So the story begins off in a paradise called Omelas but this time of the year there is a celebration which is called Festival of Summer. So a little history on this city which is not govern by any kings or police/ government officials and they accomplished so much without any ruler nor use of slavery. As mentioned on page 1,column 1, second paragraph sentence 4-6 explanation of how things worked there. I found one part ironic in the text where the author describe the people in this town as “They were very mature, intelligent, passionate adults whose lives were not wretched later on I found this to be ironic which I will discuss later on in this text. After some time I found out “drooz” was some sort of a stress suppressor which gave them excitement on page 1, column 2 , bottom of the page “drooz which first brings a great lightness and brilliance to the mind and limbs” so now I think this town isn’t so a paradise anymore if you need that sort of thing to feel good. Later on we meet a child who was held capture in a dungeon like scenario which it was forced to stay there. In seems like it wasn’t normal looking so people didn’t think of humane respect so It was mistreated(physically punished by being kicked around,most likely hit with brooms) which can also be a reason it was afraid of the m. This right there gave a real image of what people there are really like instead of the fake personalities that show on the outside. The people was willing to give up the child happiness so they can live in the town not being worried about anything since the child misery is what made Omelas “the prosperity and beauty and delight” .Well the end confused me a bit with people leaving Omela after seeing this child, was it because of regret or was it because they did not want to embrace the false happiness knowing that the child freedom was removed so it lives in despair so the town itself enjoys the fake paradise?

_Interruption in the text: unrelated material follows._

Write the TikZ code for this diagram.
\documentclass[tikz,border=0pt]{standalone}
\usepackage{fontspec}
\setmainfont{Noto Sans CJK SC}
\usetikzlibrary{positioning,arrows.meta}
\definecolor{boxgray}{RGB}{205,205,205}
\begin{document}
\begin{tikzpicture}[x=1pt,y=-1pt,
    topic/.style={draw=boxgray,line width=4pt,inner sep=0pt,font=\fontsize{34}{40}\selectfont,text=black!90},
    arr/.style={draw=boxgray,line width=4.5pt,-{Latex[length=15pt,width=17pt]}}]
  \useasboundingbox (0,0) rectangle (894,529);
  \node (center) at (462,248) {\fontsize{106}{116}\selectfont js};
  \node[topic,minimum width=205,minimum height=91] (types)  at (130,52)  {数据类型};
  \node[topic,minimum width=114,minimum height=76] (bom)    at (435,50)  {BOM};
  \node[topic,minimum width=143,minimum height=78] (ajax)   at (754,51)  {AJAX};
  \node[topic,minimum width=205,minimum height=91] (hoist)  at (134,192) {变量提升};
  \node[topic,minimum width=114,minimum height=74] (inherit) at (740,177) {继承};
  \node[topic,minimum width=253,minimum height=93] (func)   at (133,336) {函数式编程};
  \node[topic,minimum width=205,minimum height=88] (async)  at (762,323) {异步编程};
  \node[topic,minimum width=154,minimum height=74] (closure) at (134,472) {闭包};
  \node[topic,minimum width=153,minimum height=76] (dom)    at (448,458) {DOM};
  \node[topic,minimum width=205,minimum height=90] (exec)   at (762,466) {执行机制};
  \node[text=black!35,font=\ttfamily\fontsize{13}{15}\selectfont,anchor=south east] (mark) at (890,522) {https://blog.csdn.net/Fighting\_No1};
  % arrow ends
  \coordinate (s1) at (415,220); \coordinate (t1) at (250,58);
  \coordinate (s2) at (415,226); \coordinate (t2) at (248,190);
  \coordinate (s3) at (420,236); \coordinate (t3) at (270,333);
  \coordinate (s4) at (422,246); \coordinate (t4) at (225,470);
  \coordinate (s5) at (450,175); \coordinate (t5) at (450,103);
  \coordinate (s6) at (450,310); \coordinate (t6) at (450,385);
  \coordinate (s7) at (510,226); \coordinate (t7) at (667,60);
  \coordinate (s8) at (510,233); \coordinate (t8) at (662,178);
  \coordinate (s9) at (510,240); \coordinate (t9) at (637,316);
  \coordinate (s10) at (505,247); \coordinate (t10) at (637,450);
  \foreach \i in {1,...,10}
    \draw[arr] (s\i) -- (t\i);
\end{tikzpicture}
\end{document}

I totally agree with you, I feel like these people are happy, but they are aware that their happiness is being derived from someone’s misery, so they try to do things to suppress that knowledge as you gave examples for.
The story isn’t fictional history, it’s a psycho-myth. Don’t take anything in it as any more literal or any less true than you would take Athena springing from Zeus’s head or Jesus rising from the grave.

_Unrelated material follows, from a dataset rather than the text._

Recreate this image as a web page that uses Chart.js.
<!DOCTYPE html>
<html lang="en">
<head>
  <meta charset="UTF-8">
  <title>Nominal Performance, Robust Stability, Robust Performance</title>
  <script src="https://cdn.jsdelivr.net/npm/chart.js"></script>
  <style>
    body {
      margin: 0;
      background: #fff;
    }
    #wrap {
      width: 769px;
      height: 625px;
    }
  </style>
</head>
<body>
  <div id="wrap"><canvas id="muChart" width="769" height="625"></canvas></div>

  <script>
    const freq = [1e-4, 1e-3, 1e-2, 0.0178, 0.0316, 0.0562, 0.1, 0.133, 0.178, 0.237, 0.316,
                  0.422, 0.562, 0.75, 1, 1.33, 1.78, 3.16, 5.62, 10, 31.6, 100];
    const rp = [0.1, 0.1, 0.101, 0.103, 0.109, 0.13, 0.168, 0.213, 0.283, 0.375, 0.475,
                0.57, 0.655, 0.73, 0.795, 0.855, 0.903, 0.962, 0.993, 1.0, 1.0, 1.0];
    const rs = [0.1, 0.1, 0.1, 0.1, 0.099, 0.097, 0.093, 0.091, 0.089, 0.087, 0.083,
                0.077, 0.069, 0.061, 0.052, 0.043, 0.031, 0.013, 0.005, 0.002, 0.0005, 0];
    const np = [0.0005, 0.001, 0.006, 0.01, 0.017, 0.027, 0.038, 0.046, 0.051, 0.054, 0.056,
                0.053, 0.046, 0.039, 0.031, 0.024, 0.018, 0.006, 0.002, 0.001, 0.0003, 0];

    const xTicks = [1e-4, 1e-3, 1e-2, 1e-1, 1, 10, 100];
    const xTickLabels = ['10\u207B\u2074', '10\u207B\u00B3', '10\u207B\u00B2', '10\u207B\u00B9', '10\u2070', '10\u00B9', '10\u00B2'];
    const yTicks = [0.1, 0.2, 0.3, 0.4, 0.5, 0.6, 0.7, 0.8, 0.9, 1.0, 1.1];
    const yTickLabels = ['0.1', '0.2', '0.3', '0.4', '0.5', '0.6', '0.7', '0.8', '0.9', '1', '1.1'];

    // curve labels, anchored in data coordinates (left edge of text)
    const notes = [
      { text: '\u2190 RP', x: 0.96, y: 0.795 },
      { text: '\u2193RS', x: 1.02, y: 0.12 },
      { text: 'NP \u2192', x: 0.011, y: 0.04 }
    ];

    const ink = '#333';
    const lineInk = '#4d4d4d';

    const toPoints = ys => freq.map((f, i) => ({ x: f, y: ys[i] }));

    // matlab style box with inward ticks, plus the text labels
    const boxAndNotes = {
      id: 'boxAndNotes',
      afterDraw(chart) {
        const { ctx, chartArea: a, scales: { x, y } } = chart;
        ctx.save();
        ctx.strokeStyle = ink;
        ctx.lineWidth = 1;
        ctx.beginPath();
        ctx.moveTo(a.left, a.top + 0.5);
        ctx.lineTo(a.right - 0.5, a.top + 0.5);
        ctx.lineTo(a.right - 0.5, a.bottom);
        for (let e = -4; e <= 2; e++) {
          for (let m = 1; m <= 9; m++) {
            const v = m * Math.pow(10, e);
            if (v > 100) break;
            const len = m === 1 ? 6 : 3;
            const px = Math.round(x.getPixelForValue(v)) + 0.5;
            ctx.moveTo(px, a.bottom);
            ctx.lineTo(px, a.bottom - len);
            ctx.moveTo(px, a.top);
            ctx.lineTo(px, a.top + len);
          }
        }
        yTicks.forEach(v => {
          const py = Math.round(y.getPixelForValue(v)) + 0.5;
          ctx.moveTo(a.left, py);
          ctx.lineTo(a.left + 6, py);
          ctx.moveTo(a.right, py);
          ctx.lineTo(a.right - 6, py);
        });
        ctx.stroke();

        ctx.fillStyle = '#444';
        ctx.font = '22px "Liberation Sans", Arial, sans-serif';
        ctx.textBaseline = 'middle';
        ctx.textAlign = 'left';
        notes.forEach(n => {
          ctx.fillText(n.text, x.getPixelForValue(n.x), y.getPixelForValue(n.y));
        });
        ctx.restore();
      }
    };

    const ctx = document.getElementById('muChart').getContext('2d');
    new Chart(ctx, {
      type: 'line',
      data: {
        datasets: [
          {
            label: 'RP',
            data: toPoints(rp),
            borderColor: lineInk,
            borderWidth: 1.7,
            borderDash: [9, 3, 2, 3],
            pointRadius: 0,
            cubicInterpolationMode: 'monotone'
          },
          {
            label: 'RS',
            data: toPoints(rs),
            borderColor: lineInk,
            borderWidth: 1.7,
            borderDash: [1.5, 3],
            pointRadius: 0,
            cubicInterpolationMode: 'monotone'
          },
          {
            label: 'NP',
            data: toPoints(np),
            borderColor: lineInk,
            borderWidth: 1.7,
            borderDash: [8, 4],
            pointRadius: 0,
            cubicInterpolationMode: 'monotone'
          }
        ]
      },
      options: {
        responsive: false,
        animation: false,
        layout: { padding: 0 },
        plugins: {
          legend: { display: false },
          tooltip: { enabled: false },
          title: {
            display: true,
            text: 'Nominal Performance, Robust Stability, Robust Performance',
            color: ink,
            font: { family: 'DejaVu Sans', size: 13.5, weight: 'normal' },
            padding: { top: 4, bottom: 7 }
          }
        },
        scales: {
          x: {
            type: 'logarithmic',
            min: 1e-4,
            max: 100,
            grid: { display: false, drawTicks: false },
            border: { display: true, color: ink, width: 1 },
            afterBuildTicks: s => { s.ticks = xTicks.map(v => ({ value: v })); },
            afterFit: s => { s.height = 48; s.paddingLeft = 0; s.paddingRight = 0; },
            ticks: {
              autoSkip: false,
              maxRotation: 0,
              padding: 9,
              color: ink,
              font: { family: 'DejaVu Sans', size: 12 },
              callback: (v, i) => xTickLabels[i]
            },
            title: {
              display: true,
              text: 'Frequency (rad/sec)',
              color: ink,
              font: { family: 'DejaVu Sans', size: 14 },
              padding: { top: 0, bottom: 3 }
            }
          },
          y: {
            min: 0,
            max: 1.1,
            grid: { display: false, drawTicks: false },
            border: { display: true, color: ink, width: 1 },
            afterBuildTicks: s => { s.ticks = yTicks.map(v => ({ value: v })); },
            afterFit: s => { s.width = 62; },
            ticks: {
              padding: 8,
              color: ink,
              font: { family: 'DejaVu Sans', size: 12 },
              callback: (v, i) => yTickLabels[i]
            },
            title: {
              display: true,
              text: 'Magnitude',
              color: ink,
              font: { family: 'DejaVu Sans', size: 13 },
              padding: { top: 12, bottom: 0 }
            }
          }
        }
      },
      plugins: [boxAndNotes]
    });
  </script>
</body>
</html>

The narrator paints a movingly beautiful picture of a place that can only exist in the reader’s mind, perhaps in in the reader’s dream, and then invites us to change it in any way that makes it the most ideal for each of us as individuals. The narrator, like the reader, is outside Omelas looking in.
LeGuin condenses all the wrongs of American society, or maybe every society, down to one single wrong. The genocide of the Indians, the enslavement of Africans, the exploitation of the working class, the mass murder of innocent civilians in the bombing of German and Japanese and Vietnamese cities, the dehumanization of people without homes are all gone, replaced by the misery of one single child.
The narrator doesn’t even hint at what the reader should do about it. He/she just tells us that occasionally there is one who does something, walking toward somewhere that the narrator cannot describe at all. It might not even exist. But they seem to know where they are going, the ones who walk away from Omelas.